Scaling up through people

by Adina Luca, November 25, 2018

Scaling up in the right way is the key to the growth of your business. In B2B professional services, your growth capacity lies in your people’s skills. Unfortunately, scaling up through people is the most difficult thing to get right. You are dealing with the most unpredictable and sensitive resource of working life – people.

Having more brains around you is better than having fewer. But if you and your team have been working together for too long, your collective intelligence can end up being less than the sum of the individual parts. How come?

At the beginning, you hired someone who was close to you and was willing to take the risk of being employed by a start-up. You also had a lot in common: maybe your respective employment histories, maybe growing up together or a strong friendship. You basically started “cloning” yourself through the people you hired.

How do you know when you and your current team need a fresh input and when it’s time to stop scaling up by bringing in clones of yourself? When the similarity in views and experience starts preventing you from finding new solutions to old problems. Or worse, when you notice that throughout all this time you have been the only person able to suggest some sort of a fix for your problems. And those problems remain.

Every company has recurring issues. When you are looking at a situation and you are no longer able to fix it together with your current team, it means you and your team have reached your proverbial limit of incompetence.


Let’s make something clear right now: you need to hire people who are smarter than you are, more knowledgeable than you are and more opinionated than you are. If you think there are no such people in the world, then you have a different problem and this post is not for you.

Become a manager
A good entrepreneur who is gradually turning into a manager has become a poor deliverer. When you have become unskilled at delivering your service at top quality levels, you know you have taken on the role of manager instead. As one wise entrepreneur put it: I could do [the service that his company provided] at a push, but it would be lousy job and I would rather let my team do it.

Based on the nature of the service you provide (see Scalability criteria), add on the functions your business needs by bringing in experienced people who have complementary skills. Look for new team members who know things you don’t.

If you are still the top deliverer after the first five years, you are arresting the development of your service. The entire business remains stuck at the level that you yourself are able to deliver. Ash Maurya, author of Running Lean, puts it like this: As we enter our own scaling phase with the company, my task is to fire myself as the solution and introduce other solutions that progressively get us to deliver value to ten times as many customers at the previous stage. (see https://blog.leanstack.com/but-will-it-scale-72894fbc6f47#.5hydgvey0)

Let others do the hiring
If you have ended up becoming a poor deliverer, you can no longer hire delivery talent. Let your best delivery people do that. We know this is counter-intuitive, as you will feel you are losing control over who walks into your company. But part of growing up is also letting go.

Find people who disagree with you
Cherish the opposition. Entrepreneurs are a force of nature, they tend to be strong-minded and domineering. It is difficult for employees to voice disagreements. Cherish the ones that do.

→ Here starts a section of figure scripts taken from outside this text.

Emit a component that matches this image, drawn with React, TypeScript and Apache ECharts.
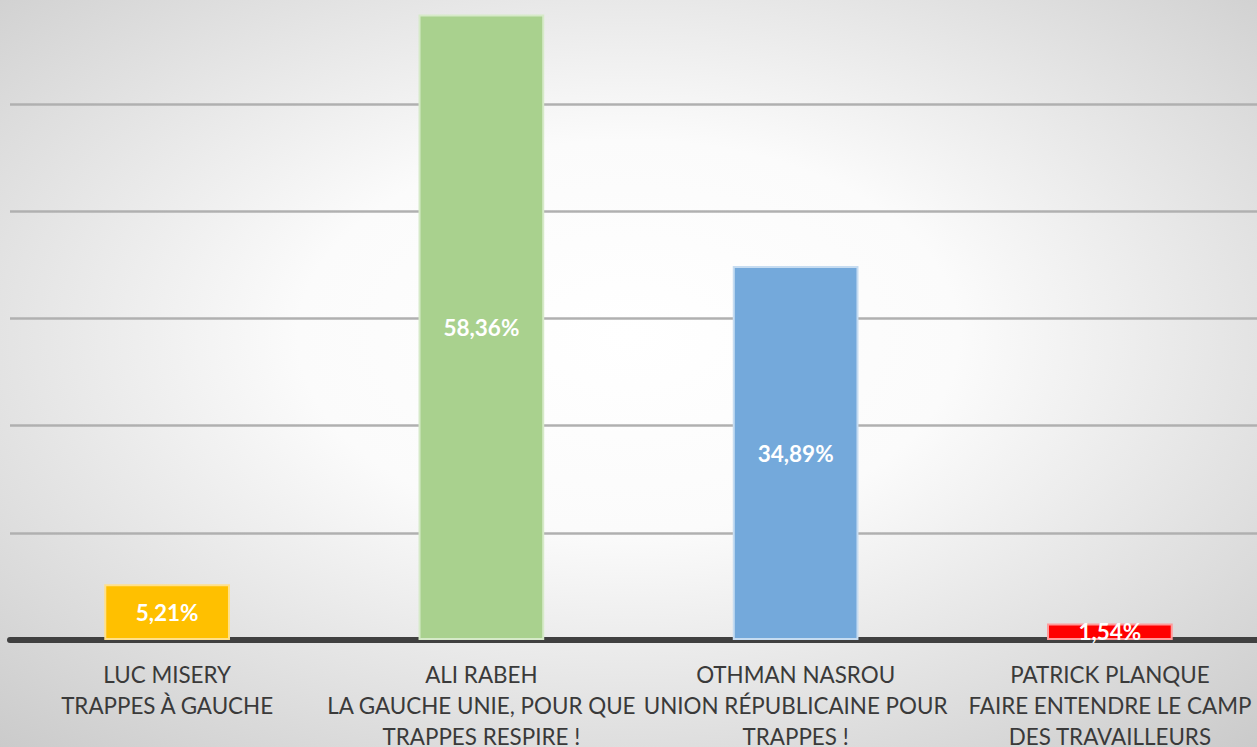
import React, { useEffect, useRef } from "react";
import * as echarts from "echarts";

const categories = [
  "LUC MISERY\nTRAPPES À GAUCHE",
  "ALI RABEH\nLA GAUCHE UNIE, POUR QUE\nTRAPPES RESPIRE !",
  "OTHMAN NASROU\nUNION RÉPUBLICAINE POUR\nTRAPPES !",
  "PATRICK PLANQUE\nFAIRE ENTENDRE LE CAMP\nDES TRAVAILLEURS",
];
const values = [5.21, 58.36, 34.89, 1.54];
const barColors = ["#FFC000", "#A9D18E", "#74A9DB", "#FF0000"];
const borderColors = ["#FFE08A", "#D6EAC8", "#C6DCF1", "#FF9A9A"];

export default function App() {
  const ref = useRef<HTMLDivElement>(null);
  useEffect(() => {
    document.body.style.margin = "0";
    const chart = echarts.init(ref.current!, null, { renderer: "svg" });
    chart.setOption({
      animation: false,
      backgroundColor: {
        type: "radial",
        x: 0.5,
        y: 0.45,
        r: 0.75,
        colorStops: [
          { offset: 0, color: "#ffffff" },
          { offset: 0.35, color: "#fbfbfb" },
          { offset: 1, color: "#cacaca" },
        ],
      },
      grid: {
        left: 10,
        right: -10,
        top: -3,
        bottom: 107,
        containLabel: false,
        outerBoundsMode: "none",
      },
      xAxis: {
        type: "category",
        data: categories,
        axisLine: { show: true, lineStyle: { color: "#404040", width: 6 } },
        axisTick: { show: false },
        axisLabel: {
          interval: 0,
          margin: 19,
          color: "#3a3a3a",
          fontFamily: "Lato",
          fontSize: 22.4,
          lineHeight: 31,
          verticalAlign: "top",
          hideOverlap: false,
        },
      },
      yAxis: {
        type: "value",
        min: 0,
        max: 60,
        interval: 10,
        axisLabel: { show: false },
        axisLine: { show: false },
        axisTick: { show: false },
        splitLine: { lineStyle: { color: "#b0b0b0", width: 2.5 } },
      },
      series: [
        {
          type: "bar",
          barCategoryGap: "60%",
          z: 1,
          data: values.map((v, i) => ({
            value: v,
            itemStyle: { color: barColors[i], borderColor: borderColors[i], borderWidth: 2 },
          })),
          label: {
            show: true,
            position: "inside",
            color: "#ffffff",
            fontFamily: "Lato",
            fontWeight: "bold",
            fontSize: 22.5,
            formatter: (p: any) => p.value.toFixed(2).replace(".", ",") + "%",
          },
        },
      ],
    });
    return () => chart.dispose();
  }, []);
  return <div ref={ref} style={{ width: 1257, height: 747 }} />;
}
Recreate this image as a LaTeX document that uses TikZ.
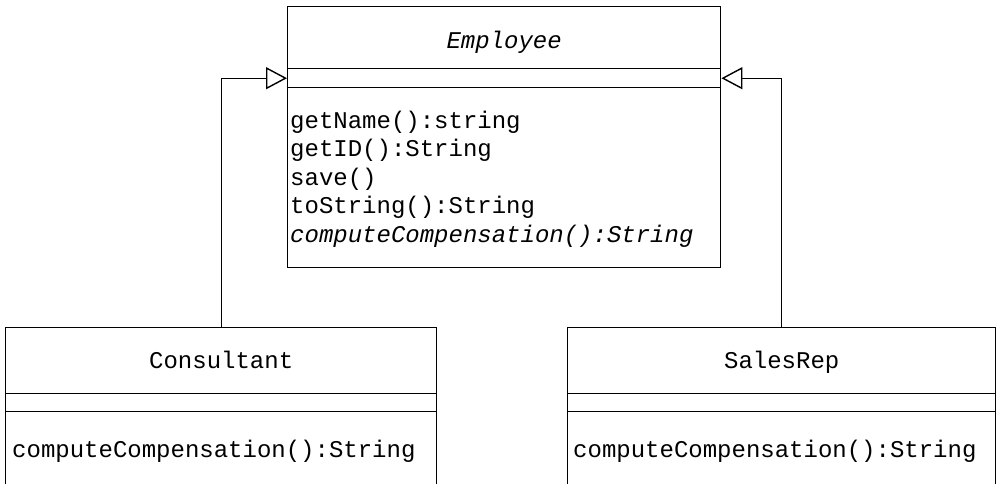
\documentclass[tikz,border=0pt]{standalone}
\usepackage{fontspec}
\setmonofont{Liberation Mono}
\usetikzlibrary{arrows.meta}
\begin{document}
\begin{tikzpicture}[x=1pt,y=-1pt,
  comp/.style={draw, line width=1.4pt, rectangle, inner sep=0pt, anchor=north west},
  lbl/.style={inner sep=0pt, font=\ttfamily\fontsize{24}{29}\selectfont},
  ilbl/.style={inner sep=0pt, font=\ttfamily\itshape\fontsize{24}{29}\selectfont},
  gen/.style={line width=1.4pt, -{Triangle[open, length=21pt, width=22pt, line width=1.4pt]}}
]
\useasboundingbox (0,0) rectangle (1000,483);
\clip (0,0) rectangle (1000,483);

% Employee
\node[comp, minimum width=433pt, minimum height=62pt] (emptitle) at (287,6) {};
\node[comp, minimum width=433pt, minimum height=19pt] (empattr) at (287,68) {};
\node[comp, minimum width=433pt, minimum height=180pt] (empops) at (287,87) {};
\node[ilbl, anchor=base] (empname) at (emptitle.center |- 0,48) {Employee};
\node[lbl, anchor=base west] (op1) at (290,128) {getName():string};
\node[lbl, anchor=base west] (op2) at (290,156.5) {getID():String};
\node[lbl, anchor=base west] (op3) at (290,185) {save()};
\node[lbl, anchor=base west] (op4) at (290,213.5) {toString():String};
\node[ilbl, anchor=base west] (op5) at (290,242) {computeCompensation():String};

% Consultant
\node[comp, minimum width=431pt, minimum height=66pt] (constitle) at (5,327) {};
\node[comp, minimum width=431pt, minimum height=18pt] (consattr) at (5,393) {};
\node[comp, minimum width=431pt, minimum height=80pt] (consops) at (5,411) {};
\node[lbl, anchor=base] (consname) at (constitle.center |- 0,368) {Consultant};
\node[lbl, anchor=base west] (consop) at (12,457) {computeCompensation():String};

% SalesRep
\node[comp, minimum width=428pt, minimum height=66pt] (salestitle) at (567,327) {};
\node[comp, minimum width=428pt, minimum height=18pt] (salesattr) at (567,393) {};
\node[comp, minimum width=428pt, minimum height=80pt] (salesops) at (567,411) {};
\node[lbl, anchor=base] (salesname) at (salestitle.center |- 0,368) {SalesRep};
\node[lbl, anchor=base west] (salesop) at (573,457) {computeCompensation():String};

% Generalizations
\draw[gen] (constitle.north) |- (empattr.west);
\draw[gen] (salestitle.north) |- (empattr.east);
\end{tikzpicture}
\end{document}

Find people who are different
We have walked into companies where the top managers all had the same hair style. They were perfect clones of each other and constantly in each other’s pockets. While that provided a comfortable and family-like environment, any suggested solution that did not fit the pre-existing mindset was deemed to be inappropriate. And their decisions never produced any significant change: it was always more of the same.

Find people who can do certain things better than yourself
Can they communicate better? Are they better organised than you? Do they seem more in control of the work than you do? If so, great.

Ideally, find people who have worked in the industry before
These people can compare approaches and can transfer learnings. Sure, they can be annoying with their constant wondering out loud about your methods and their comparisons with their old workplace. But they can see through the cracks and the made-up-as-you-went-along solutions. So pay attention to their comments. Never say: that was there, this is here – it is a statement that kills the potential learning transfer. Ask: how did you solve this in your previous role? You don’t have to do it the way others did, but having an awareness of alternative solutions is priceless.


You might have been able to scale up your business quickly for a while, but that does not necessarily mean you did it in a sustainable way. You will know you did not get it right if it shrinks back on you – and you find yourself back where you started with your old small-and-trusted team. A new generation of hires have just left because they did not understand the way we do things here.